How diet affects your brain
Your brain needs glucose – or ‘blood sugar’ – as fuel. If there is not enough glucose to fuel the brain you might have less concentration or experience fatigue and brain fog. Too much glucose can also be a problem. Sugary foods, such as sweets, cakes or biscuits and highly processed carbohydrates, such as white bread, pasta or rice cause glucose levels to rise rapidly in the body. Then your body must produce more of the hormone insulin to reduce the glucose to a safe level.

Over time, a highly sugary, processed diet causes the body to lose sensitivity to insulin’s regulation of glucose. This is called ‘insulin resistance’. It means there is too much glucose for your body to process and not enough of it to use for energy.

Insulin resistance is a precursor to Type 2 diabetes and can make it more difficult for the brain to function at its best. In people with diabetes, a high blood sugar level leads to inflammation in the body. This may damage brain cells and increase the risk of Alzheimer’s disease.

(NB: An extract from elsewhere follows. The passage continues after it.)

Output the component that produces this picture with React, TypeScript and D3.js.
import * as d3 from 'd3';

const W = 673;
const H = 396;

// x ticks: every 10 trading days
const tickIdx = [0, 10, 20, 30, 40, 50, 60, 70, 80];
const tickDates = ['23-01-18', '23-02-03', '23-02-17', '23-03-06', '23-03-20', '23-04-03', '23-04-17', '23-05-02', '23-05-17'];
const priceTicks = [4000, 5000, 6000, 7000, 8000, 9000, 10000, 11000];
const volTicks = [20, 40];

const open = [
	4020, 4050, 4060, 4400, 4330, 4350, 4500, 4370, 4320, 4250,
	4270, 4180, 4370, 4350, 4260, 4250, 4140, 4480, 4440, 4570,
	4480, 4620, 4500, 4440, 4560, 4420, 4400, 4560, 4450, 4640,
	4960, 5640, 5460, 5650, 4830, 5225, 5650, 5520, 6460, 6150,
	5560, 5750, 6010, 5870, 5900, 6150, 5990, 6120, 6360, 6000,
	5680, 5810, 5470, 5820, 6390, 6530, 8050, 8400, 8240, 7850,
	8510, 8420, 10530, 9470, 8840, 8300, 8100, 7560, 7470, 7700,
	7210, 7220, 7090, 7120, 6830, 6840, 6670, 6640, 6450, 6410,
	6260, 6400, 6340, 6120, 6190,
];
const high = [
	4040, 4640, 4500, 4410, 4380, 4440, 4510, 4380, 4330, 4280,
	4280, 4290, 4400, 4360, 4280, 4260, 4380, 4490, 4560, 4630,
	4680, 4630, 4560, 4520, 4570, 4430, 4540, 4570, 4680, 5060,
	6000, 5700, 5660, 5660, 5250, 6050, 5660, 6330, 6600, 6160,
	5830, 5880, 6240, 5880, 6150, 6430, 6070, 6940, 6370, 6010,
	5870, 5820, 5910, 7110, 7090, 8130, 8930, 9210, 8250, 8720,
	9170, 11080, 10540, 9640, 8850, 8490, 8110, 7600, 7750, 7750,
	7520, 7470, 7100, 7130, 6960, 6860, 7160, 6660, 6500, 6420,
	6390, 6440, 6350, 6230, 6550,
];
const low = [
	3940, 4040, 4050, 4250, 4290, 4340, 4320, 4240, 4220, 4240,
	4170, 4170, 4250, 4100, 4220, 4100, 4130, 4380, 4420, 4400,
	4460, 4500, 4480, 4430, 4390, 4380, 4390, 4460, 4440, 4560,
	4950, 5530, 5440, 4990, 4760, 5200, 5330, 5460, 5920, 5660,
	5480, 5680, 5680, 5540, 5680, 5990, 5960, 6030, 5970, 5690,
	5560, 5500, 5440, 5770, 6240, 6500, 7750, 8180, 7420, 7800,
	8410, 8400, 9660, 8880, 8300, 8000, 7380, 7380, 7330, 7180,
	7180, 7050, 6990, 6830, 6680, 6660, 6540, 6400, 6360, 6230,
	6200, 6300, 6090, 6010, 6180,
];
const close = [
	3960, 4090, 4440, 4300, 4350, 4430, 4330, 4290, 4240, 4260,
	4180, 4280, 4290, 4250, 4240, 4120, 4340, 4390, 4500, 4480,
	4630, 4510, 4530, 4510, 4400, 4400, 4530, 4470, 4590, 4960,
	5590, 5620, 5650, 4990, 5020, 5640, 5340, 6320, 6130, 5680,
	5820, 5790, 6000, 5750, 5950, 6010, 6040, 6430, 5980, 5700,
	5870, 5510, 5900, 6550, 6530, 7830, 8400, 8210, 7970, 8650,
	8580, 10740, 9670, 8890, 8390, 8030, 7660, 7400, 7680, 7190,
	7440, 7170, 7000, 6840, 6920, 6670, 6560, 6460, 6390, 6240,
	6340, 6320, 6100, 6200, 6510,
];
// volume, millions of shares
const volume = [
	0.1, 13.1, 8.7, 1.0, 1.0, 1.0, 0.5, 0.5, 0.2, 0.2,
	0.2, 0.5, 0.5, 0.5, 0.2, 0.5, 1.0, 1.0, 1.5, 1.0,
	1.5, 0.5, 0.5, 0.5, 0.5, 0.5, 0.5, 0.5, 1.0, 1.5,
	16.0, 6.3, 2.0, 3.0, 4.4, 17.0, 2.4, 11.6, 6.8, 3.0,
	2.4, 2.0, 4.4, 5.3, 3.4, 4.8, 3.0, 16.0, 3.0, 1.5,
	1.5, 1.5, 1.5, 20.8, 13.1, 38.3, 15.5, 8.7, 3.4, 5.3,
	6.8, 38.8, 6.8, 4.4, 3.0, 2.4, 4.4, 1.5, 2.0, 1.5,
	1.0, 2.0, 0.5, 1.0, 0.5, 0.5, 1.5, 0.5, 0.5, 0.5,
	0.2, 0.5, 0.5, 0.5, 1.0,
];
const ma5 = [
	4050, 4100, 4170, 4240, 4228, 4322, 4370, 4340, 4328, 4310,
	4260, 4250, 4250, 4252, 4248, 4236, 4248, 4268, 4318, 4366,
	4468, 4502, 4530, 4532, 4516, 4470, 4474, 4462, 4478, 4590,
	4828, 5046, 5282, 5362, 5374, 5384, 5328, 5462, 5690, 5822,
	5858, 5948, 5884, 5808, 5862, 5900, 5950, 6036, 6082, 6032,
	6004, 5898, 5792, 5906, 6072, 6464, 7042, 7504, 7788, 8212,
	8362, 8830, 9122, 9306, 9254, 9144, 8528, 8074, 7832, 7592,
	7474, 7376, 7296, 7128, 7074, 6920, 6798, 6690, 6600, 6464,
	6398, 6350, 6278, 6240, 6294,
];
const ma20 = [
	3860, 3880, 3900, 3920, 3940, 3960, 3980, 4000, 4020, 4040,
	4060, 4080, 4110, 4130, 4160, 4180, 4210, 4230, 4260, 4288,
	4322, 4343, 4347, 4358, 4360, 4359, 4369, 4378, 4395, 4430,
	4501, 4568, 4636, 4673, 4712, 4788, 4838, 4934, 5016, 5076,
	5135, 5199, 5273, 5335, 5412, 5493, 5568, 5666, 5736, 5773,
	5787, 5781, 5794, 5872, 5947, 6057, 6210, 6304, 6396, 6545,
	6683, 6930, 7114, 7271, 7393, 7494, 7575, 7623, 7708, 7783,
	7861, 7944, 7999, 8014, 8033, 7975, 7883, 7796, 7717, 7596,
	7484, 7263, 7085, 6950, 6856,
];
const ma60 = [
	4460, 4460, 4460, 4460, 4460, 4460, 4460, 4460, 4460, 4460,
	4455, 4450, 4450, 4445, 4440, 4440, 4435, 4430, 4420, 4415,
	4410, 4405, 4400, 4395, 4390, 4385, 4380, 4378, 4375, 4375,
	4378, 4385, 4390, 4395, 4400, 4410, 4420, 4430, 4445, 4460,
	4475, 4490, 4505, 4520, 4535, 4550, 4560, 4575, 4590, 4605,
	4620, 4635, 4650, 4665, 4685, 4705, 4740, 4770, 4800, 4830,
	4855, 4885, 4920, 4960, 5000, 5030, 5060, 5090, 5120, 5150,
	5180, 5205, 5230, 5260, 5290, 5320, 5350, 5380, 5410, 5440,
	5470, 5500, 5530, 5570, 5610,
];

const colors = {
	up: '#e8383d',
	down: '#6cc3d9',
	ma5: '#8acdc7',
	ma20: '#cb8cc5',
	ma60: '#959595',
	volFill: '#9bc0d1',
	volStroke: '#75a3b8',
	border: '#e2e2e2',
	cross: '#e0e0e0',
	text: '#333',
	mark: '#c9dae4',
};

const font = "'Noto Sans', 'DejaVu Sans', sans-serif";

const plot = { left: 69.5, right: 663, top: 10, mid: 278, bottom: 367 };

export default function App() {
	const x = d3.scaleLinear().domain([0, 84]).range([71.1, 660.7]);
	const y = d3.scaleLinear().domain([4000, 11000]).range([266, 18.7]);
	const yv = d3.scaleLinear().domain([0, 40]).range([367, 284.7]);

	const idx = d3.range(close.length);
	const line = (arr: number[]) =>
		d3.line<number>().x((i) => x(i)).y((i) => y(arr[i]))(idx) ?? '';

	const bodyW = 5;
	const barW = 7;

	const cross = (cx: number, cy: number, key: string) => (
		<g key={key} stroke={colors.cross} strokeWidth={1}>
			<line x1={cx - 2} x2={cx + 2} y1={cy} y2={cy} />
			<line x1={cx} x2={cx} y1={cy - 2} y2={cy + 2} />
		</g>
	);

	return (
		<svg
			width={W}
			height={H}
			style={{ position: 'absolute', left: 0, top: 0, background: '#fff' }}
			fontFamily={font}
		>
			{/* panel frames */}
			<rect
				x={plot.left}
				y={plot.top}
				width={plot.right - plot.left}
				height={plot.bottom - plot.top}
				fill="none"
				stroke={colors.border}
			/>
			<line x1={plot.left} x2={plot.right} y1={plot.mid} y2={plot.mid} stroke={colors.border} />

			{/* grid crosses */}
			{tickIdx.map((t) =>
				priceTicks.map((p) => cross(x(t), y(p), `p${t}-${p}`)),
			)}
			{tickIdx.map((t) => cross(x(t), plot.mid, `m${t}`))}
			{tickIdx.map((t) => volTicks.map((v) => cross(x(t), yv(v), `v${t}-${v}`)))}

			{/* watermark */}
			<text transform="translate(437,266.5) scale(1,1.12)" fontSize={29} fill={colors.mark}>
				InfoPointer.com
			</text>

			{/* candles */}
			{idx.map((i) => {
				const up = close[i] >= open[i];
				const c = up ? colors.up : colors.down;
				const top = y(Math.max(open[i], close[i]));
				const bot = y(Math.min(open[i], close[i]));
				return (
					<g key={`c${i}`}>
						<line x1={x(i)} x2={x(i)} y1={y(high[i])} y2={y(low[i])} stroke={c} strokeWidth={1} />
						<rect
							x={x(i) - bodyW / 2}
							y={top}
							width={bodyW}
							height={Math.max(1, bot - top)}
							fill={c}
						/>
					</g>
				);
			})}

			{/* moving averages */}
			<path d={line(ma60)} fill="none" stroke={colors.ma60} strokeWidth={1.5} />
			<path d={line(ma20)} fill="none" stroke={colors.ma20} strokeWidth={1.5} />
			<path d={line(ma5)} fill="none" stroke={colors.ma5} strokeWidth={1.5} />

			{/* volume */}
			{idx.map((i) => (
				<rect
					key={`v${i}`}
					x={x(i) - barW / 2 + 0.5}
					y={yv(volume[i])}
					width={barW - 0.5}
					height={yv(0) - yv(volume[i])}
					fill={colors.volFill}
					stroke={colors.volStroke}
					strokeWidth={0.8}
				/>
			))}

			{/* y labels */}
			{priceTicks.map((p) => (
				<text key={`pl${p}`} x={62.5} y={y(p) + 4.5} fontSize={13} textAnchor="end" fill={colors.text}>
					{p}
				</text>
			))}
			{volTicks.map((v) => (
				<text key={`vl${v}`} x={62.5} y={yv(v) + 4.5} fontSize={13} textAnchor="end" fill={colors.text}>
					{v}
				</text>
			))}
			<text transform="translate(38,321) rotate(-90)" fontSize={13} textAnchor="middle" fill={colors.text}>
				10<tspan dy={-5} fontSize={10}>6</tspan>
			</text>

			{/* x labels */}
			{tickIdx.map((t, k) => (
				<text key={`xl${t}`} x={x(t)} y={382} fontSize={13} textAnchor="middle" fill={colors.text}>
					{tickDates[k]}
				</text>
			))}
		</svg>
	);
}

When a diabetic person’s blood sugar reaches a significantly high or low level, their body sends immediate signals that result in sudden energy crashes, behaviour changes, confusion and seizures. In contrast, with Alzheimer’s disease, the brain’s function and structure decline gradually.

Understanding your brain
The brain and spinal cord make up the central nervous system. Neurons – or nerve cells – are the basis of your body’s nervous system and help to transmit signals, including to and from your brain. As people get older, they may struggle with tasks they used to complete without difficulty and experience changes in day-to-day memory, planning capability, punctuality, language and attention span. These are signs of what is called mild cognitive impairment, when your brain is not working at its best.

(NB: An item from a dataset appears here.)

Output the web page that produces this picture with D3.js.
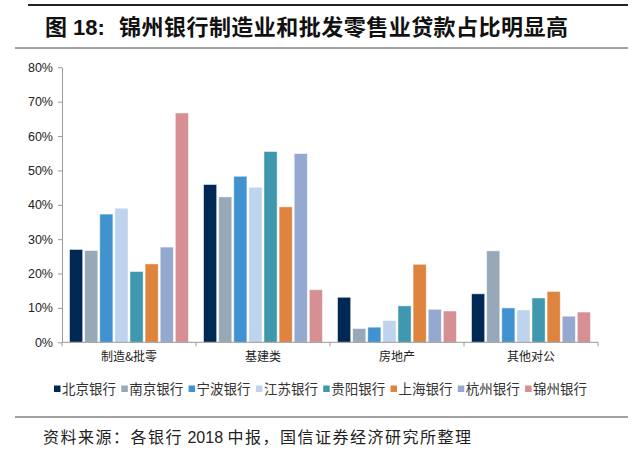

A decline in problem-solving skills, processing information or forgetting instructions may be early signs. Cognitive impairment may also be due to fatigue or stress. Two areas of the brain are mainly affected: the prefrontal cortex and the hippocampus (see image on top of page). The prefrontal cortex is involved in reasoning and impulse control, emotional drive, motivation and planning. The hippocampus is involved in memory and learning.